Firstly, for especially sensitive funds, the team purchased a small amount of insurance through equity put options designed to protect against extreme tail risk events.
“Those strategies appeared, for a few years, to be expensive insurance until February and March 2020 came along when TCorp was able to monetise $700 million of real liquidity to go back into client portfolios,’’ Brentnall said.
“(This) proved to be incredibly helpful to the two clients who had sensitivity to the left tail – for State Super this helped them continue paying pensions and for Workcover (icare), this helped them to pay insurance claims,’’ Brentnall said.
The second type of alternative strategy, defensive alternatives, outsourced to PIMCO Investment Management, still sought to deliver returns that would be negatively correlated to equities. “In the 12 months to June 2022 delivered double-digit positive returns,’’ Brentnall said
For the modestly volatility sensitive, funds the investment team also looked to assets that would deliver returns and lower volatility than equity risk and where the pattern of the volatility was very diversifying to equity risk.
This third strategy, core alternatives, has been described as “journey smoothers”, he said. “These strategies don’t always deliver positive returns but their volatility and equity beta and correlation is low enough mostly to deliver a positive return and, in market downdraughts to deliver a much more dilute negative performance than the pure equity drawdown.”
There is no silver bullet to eliminating concealed equity risk in alternatives, the investment team needs to do the hard work to properly understand the risk and return characteristics of what one is buying “in a lot of detail” as “many alternative strategies, in fair weather, look as though they have low equity beta and correlation while in shoulder and tail events suddenly develop much higher correlations.”
“The answer is getting in deeply with the partners and providers, understanding what’s under the bonnet, working through scenarios with them, testing them against one’s own portfolio and ensuring oneself that what you’re going to buy is correctly represented on the label. At the end of the day, it’s caveat emptor.”
No YFYS distraction
TCorp is not a super fund − although it manages the assets for two defined benefit clients − and thus is not governed by Your Future Your Super regulations which he compared to an English fox hunt, with dogs following each other’s tails, while not knowing where the pack is going.
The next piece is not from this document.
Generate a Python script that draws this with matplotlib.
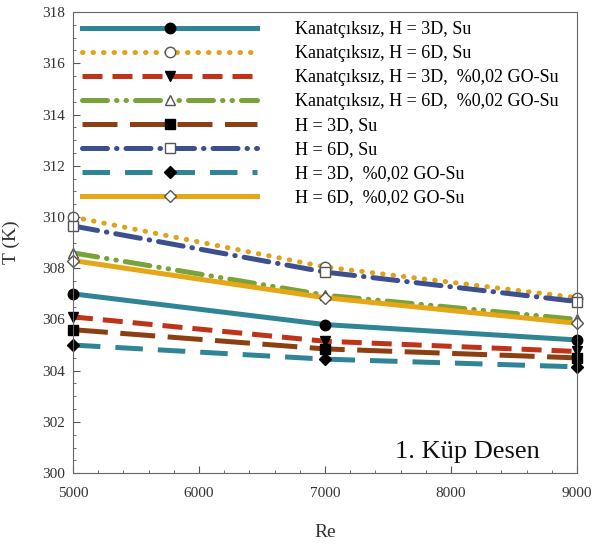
import matplotlib.pyplot as plt
from matplotlib.ticker import MultipleLocator

plt.rcParams['font.family'] = ['Liberation Serif', 'DejaVu Serif']

Re = [5000, 7000, 9000]

# sıcaklık değerleri (K)
k3_su = [307.0, 305.8, 305.2]
k6_su = [310.0, 308.05, 306.85]
k3_go = [306.1, 305.15, 304.75]
k6_go = [308.6, 306.95, 306.0]
h3_su = [305.6, 304.85, 304.5]
h6_su = [309.65, 307.85, 306.7]
h3_go = [305.0, 304.45, 304.15]
h6_go = [308.3, 306.85, 305.85]

labels = ['Kanatçıksız, H = 3D, Su',
          'Kanatçıksız, H = 6D, Su',
          'Kanatçıksız, H = 3D,  %0,02 GO-Su',
          'Kanatçıksız, H = 6D,  %0,02 GO-Su',
          'H = 3D, Su',
          'H = 6D, Su',
          'H = 3D,  %0,02 GO-Su',
          'H = 6D,  %0,02 GO-Su']

fig = plt.figure(figsize=(5.93, 5.47), dpi=100)
ax = fig.add_axes([0.123, 0.135, 0.850, 0.843])

lw = 3.6
ms = 7.5
ax.plot(Re, k3_su, color='#2f8596', lw=lw, ls='-', marker='o', ms=ms,
        mfc='black', mec='black', label=labels[0])
ax.plot(Re, k6_su, color='#e0a21c', lw=lw, ls=(0, (0.1, 2.0)), dash_capstyle='round',
        marker='o', ms=ms, mfc='white', mec='#555555', label=labels[1])
ax.plot(Re, k3_go, color='#bf3319', lw=lw, ls=(0, (4, 2)), marker='v', ms=ms,
        mfc='black', mec='black', label=labels[2])
ax.plot(Re, k6_go, color='#77a33a', lw=lw, ls=(0, (5, 1.8, 0.1, 1.8, 0.1, 1.8)),
        dash_capstyle='round', marker='^', ms=ms, mfc='white', mec='#555555', label=labels[3])
ax.plot(Re, h3_su, color='#8c4011', lw=lw, ls=(0, (7, 2.5)), marker='s', ms=ms,
        mfc='black', mec='black', label=labels[4])
ax.plot(Re, h6_su, color='#3c4f8e', lw=lw, ls=(0, (5, 1.8, 0.1, 1.8)),
        dash_capstyle='round', marker='s', ms=ms, mfc='white', mec='#555555', label=labels[5])
ax.plot(Re, h3_go, color='#2f8596', lw=lw, ls=(0, (5.5, 3)), marker='D', ms=ms - 1,
        mfc='black', mec='black', label=labels[6])
ax.plot(Re, h6_go, color='#e6a616', lw=lw, ls='-', marker='D', ms=ms - 1,
        mfc='white', mec='#555555', label=labels[7])

for line in ax.lines:
    line.set_clip_on(False)

ax.set_xlim(5000, 9000)
ax.set_ylim(300, 318)
ax.xaxis.set_major_locator(MultipleLocator(1000))
ax.xaxis.set_minor_locator(MultipleLocator(200))
ax.yaxis.set_major_locator(MultipleLocator(2))
ax.yaxis.set_minor_locator(MultipleLocator(0.5))
ax.tick_params(which='both', direction='in', colors='#555555', labelcolor='#333333',
               labelsize=11)
ax.tick_params(axis='x', which='major', pad=10)
ax.tick_params(axis='y', which='major', pad=6)
ax.tick_params(which='major', length=5)
ax.tick_params(which='minor', length=2.5)
for s in ax.spines.values():
    s.set_color('#666666')

ax.set_xlabel('Re', fontsize=14, color='#333333', labelpad=17)
ax.set_ylabel('T (K)', fontsize=14, color='#333333', labelpad=16)

ax.text(0.927, 0.045, '1. Küp Desen', transform=ax.transAxes, fontsize=19,
        ha='right', va='center', color='#111111')

ax.legend(loc='upper left', bbox_to_anchor=(0.0, 1.0), frameon=False,
          fontsize=13, handlelength=9.7, handletextpad=2.1, labelspacing=0.39,
          markerscale=1.0, borderaxespad=0.1)

fig.savefig('out.png', dpi=100)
“We have the luxury of being able to focus on our clients’ needs, with very little distraction over peer activities and their risk appetite. What’s measured is managed,” Brentnall said.
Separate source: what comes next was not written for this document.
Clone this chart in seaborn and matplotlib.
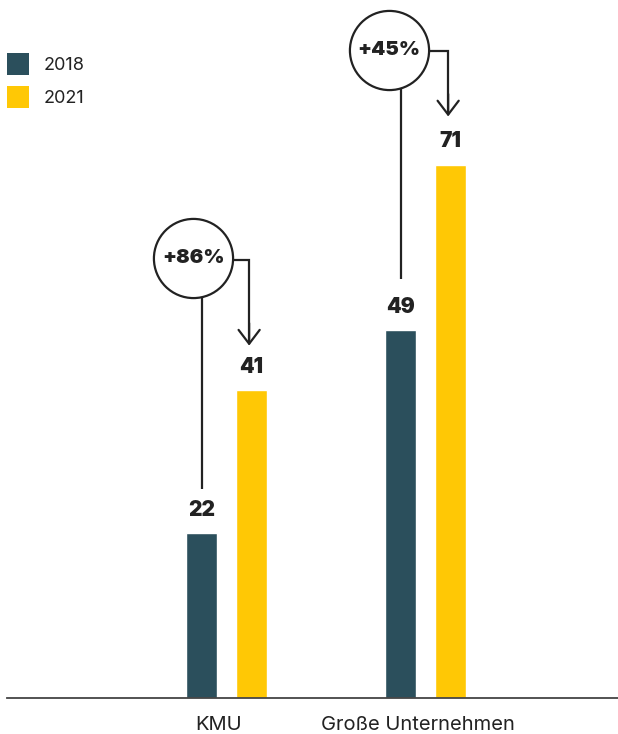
import matplotlib
matplotlib.use("Agg")
import matplotlib.pyplot as plt
from matplotlib.patches import Patch
from matplotlib.transforms import ScaledTranslation
import seaborn as sns
import pandas as pd

categories = ["KMU", "Große Unternehmen"]
years = ["2018", "2021"]
values_2018 = [22, 49]
values_2021 = [41, 71]
changes = ["+86%", "+45%"]

colors = {"2018": "#2b4f5c", "2021": "#ffc805"}
ink = "#222222"

df = pd.DataFrame({
    "cat": categories * 2,
    "year": [years[0]] * 2 + [years[1]] * 2,
    "val": values_2018 + values_2021,
})

sns.set_theme(style="white")
plt.rcParams["font.family"] = ["Inter", "DejaVu Sans"]

fig = plt.figure(figsize=(6.18, 7.34), dpi=100)
ax = fig.add_axes([7 / 618, 36 / 734, 611 / 618, 698 / 734])

sns.barplot(data=df, x="cat", y="val", hue="year", order=categories,
            hue_order=years, palette=colors, width=0.5025, gap=0.38,
            ax=ax, legend=False, saturation=1)

ax.set_xlim(-1.103, 1.967)
ax.set_ylim(0, 92.9)
ax.set_xlabel("")
ax.set_ylabel("")
ax.set_yticks([])
for s in ["top", "right", "left"]:
    ax.spines[s].set_visible(False)
ax.spines["bottom"].set_color("#444444")
ax.spines["bottom"].set_linewidth(1.3)
ax.tick_params(axis="x", length=0, pad=13, labelsize=14.5, labelcolor=ink)
for lab in ax.get_xticklabels():
    lab.set_transform(lab.get_transform() + ScaledTranslation(-8 / 72 * 0.72, 0, fig.dpi_scale_trans))

off = 0.1256
# value labels
for i, (a, b) in enumerate(zip(values_2018, values_2021)):
    for x, v in ((i - off, a), (i + off, b)):
        ax.annotate(str(v), (x, v), xytext=(0, 9.5), textcoords="offset points",
                    ha="center", va="bottom", fontsize=15, fontweight=900,
                    color=ink)

# change annotations: circle, connector lines, arrow
ann = [
    dict(cx=-0.168, cy=58.5, lb=27.8, tip=46.9),
    dict(cx=-0.183, cy=86.3, lb=55.8, tip=77.4),
]
lw = 1.6
for i, (a, txt) in enumerate(zip(ann, changes)):
    cx = i + a["cx"]
    xl = i - off + 0.003
    xr = i + off - 0.012
    ax.plot([xl, xl], [a["cy"] - 4.5, a["lb"]], color=ink, lw=lw, zorder=2,
            solid_capstyle="butt")
    ax.plot([cx, xr, xr], [a["cy"] - 0.2, a["cy"] - 0.2, a["tip"] + 0.3],
            color=ink, lw=lw, zorder=2, solid_capstyle="butt",
            solid_joinstyle="miter")
    ax.annotate("", xy=(xr, a["tip"]), xytext=(xr, a["tip"] + 3),
                arrowprops=dict(arrowstyle="->,head_length=0.5,head_width=0.38",
                                mutation_scale=20, lw=lw, color=ink,
                                shrinkA=0, shrinkB=0), zorder=3)
    ax.plot([cx], [a["cy"]], marker="o", ms=57, mfc="white", mec=ink,
            mew=1.6, zorder=4)
    ax.text(cx, a["cy"], txt, ha="center", va="center", fontsize=14.5,
            fontweight=900, color=ink, zorder=5)

handles = [Patch(facecolor=colors[y], edgecolor="none") for y in years]
fig.legend(handles, years, loc="upper left",
           bbox_to_anchor=(7 / 618, 1 - 53 / 734), frameon=False,
           fontsize=13, handlelength=1.2, handleheight=1.5,
           handletextpad=0.85, labelspacing=0.62, borderpad=0,
           borderaxespad=0, labelcolor=ink)

fig.savefig("out.png", dpi=100)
“There are so many considerations that YFYS funds have to bear in mind about how much tracking error they use, against an aggregated industry benchmark and how they budget to spend this tracking error. This is of limited relevance to a client specific objective or mission.”
Meanwhile measuring TCorp’s alternative strategies’ success was difficult because it was hard to find the right benchmarks. “Alternative strategies contain volatility, so it’s fair and reasonable that these are measured against a comparable benchmark, which is not a riskless straight line accrual of performance,’’ he said.
He said the benchmark had to diverge away from CPI plus, so the team looked for a benchmark for core alternatives that delivered an excess return above cash but had some equity risk, and, for defensive alternatives, had modest negative equity correlation.
“We also set ourselves a volatility limit and set ourselves correlation and equity beta constraints. It is those things against which we judge the results of the processes. Although it’s not much more than a year since we implemented these new strategies, we’re now seeing an outcome consistent with design which has exceeded those benchmarks,’’ he said.
“A more clearly thought through proposition for alternatives, partner and strategy selection as well as risk allocation have all paid off”.